Complete with the family’s original furnishings and personal possessions, the house offers a rare and intimate glimpse of domestic life during the significant era of the 19th-century when New York City was transformed from a colonial seaport into a thriving metropolis.
Period rooms display the family’s furniture from New York’s best cabinetmakers, high-style decorative objects, china and glassware, utilitarian household items, as well as clothing, books, and other personal memorabilia. The late-Federal and Greek Revival building is among the finest surviving examples of the architecture of the period. Highlights include the formal Greek Revival double parlors with black-and-gold marble mantelpieces, Ionic columns, mahogany pocket doors, and elaborate ornamental plasterwork. Matching gas chandeliers from the 1830s hang from the 13-foot ceilings.

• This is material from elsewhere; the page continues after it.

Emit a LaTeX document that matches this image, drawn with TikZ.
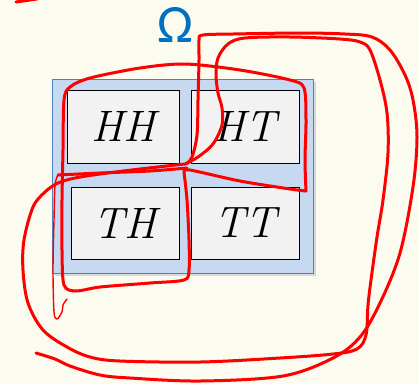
\documentclass[tikz,border=0pt]{standalone}
\usepackage{fontspec}
\newfontfamily\omegafont{Carlito}
\definecolor{bgcream}{RGB}{251,251,239}
\definecolor{omblue}{RGB}{0,112,192}
\definecolor{panelfill}{RGB}{198,217,241}
\definecolor{paneledge}{RGB}{79,129,189}
\definecolor{boxfill}{RGB}{242,242,242}
\begin{document}
\begin{tikzpicture}[x=1pt,y=-1pt,
  ink/.style={draw=red, line width=3pt, line cap=round, line join=round},
  thinink/.style={draw=red, line width=1.4pt, line cap=round, line join=round},
  outcome/.style={draw=black, line width=0.8pt, fill=boxfill, inner sep=0pt,
    font=\fontsize{44}{44}\selectfont\itshape}]
\fill[bgcream] (0,0) rectangle (419,384);
\useasboundingbox (0,0) rectangle (419,384);
% panel with shadow
\fill[black!15] (55,82) rectangle (315.5,275.5);
\node[draw=paneledge, fill=panelfill, line width=0.8pt, minimum width=261pt,
  minimum height=194pt, inner sep=0pt] (panel) at (182.5,176) {};
\node[outcome, minimum width=112pt, minimum height=73pt] (hh) at (123,126.5) {HH};
\node[outcome, minimum width=108pt, minimum height=73pt] (ht) at (245,126.5) {HT};
\node[outcome, minimum width=108pt, minimum height=72pt] (th) at (125,223) {TH};
\node[outcome, minimum width=108pt, minimum height=72pt] (tt) at (245,223) {TT};
\node[text=omblue, font=\omegafont\fontsize{54}{54}\selectfont, inner sep=0pt] (omega) at (175,25) {Ω};
% red ink strokes
\draw[ink] (16,2) -- (37,-1);
% loop around HH, HT, TH
\draw[ink] plot[smooth, tension=0.5] coordinates {
  (184,172) (187,200) (189,240) (189,270) (184,280) (150,283) (100,287) (76,291)
  (64,285) (62,250) (62,200) (63,150) (64,100) (70,87) (90,78) (140,68) (185,64)
  (240,70) (290,80) (304,88) (306,120) (305,160) (306,191)};
\draw[ink] plot[smooth, tension=0.5] coordinates {(306,191) (290,189) (240,181) (190,170) (184,172)};
% horizontal with thin tail
\draw[ink] plot[smooth, tension=0.5] coordinates {(187,168) (150,171) (100,173) (58,175)};
\draw[thinink] plot[smooth, tension=0.5] coordinates {(58,175) (55,185) (54,220) (53,270) (54,312) (57,319) (62,312) (63,305) (67,299)};
% loop around HT, TT, TH
\draw[ink] plot[smooth, tension=0.55] coordinates {
  (185,164) (198,157) (213,144) (222,125) (222,108) (218,93) (216,75) (218,58)
  (228,44) (245,38) (290,37) (340,39) (360,42) (370,50) (380,80) (387,113)
  (388,153) (383,200) (377,237) (371,280) (368,305) (366,335) (357,349) (333,354)
  (280,358) (200,362) (120,361) (90,357) (67,347) (43,330) (28,303) (23,270)
  (24,240) (33,207) (45,192) (58,183) (75,178) (100,174) (140,169) (185,164)};
% outer open loop
\draw[ink] plot[smooth, tension=0.55] coordinates {
  (186,164) (192,157) (197,135) (198,100) (199,60) (199,40) (203,35) (233,34)
  (300,33) (345,34) (372,37) (390,50) (405,75) (413,100) (417,137) (413,187)
  (400,253) (380,303) (360,337) (333,358) (283,376) (200,381) (130,378) (100,375)
  (70,366) (55,359) (36,353)};
\end{tikzpicture}
\end{document}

The Museum’s collection of 19th-century costumes and textiles is among the most significant in New York City and includes more than 30 dresses from the 1820s to the 1880s documented as having belonged to the Tredwell women.
The Museum offers educational programs on 19th-century life and culture for adults and schoolchildren, and hosts guided tours, lectures, readings, concerts, exhibitions, performances, and other events throughout the year.
The Merchant's House Museum is owned by the New York City Department of Parks & Recreation, operated by the Old Merchants House, Inc., and is a member of the Historic House Trust.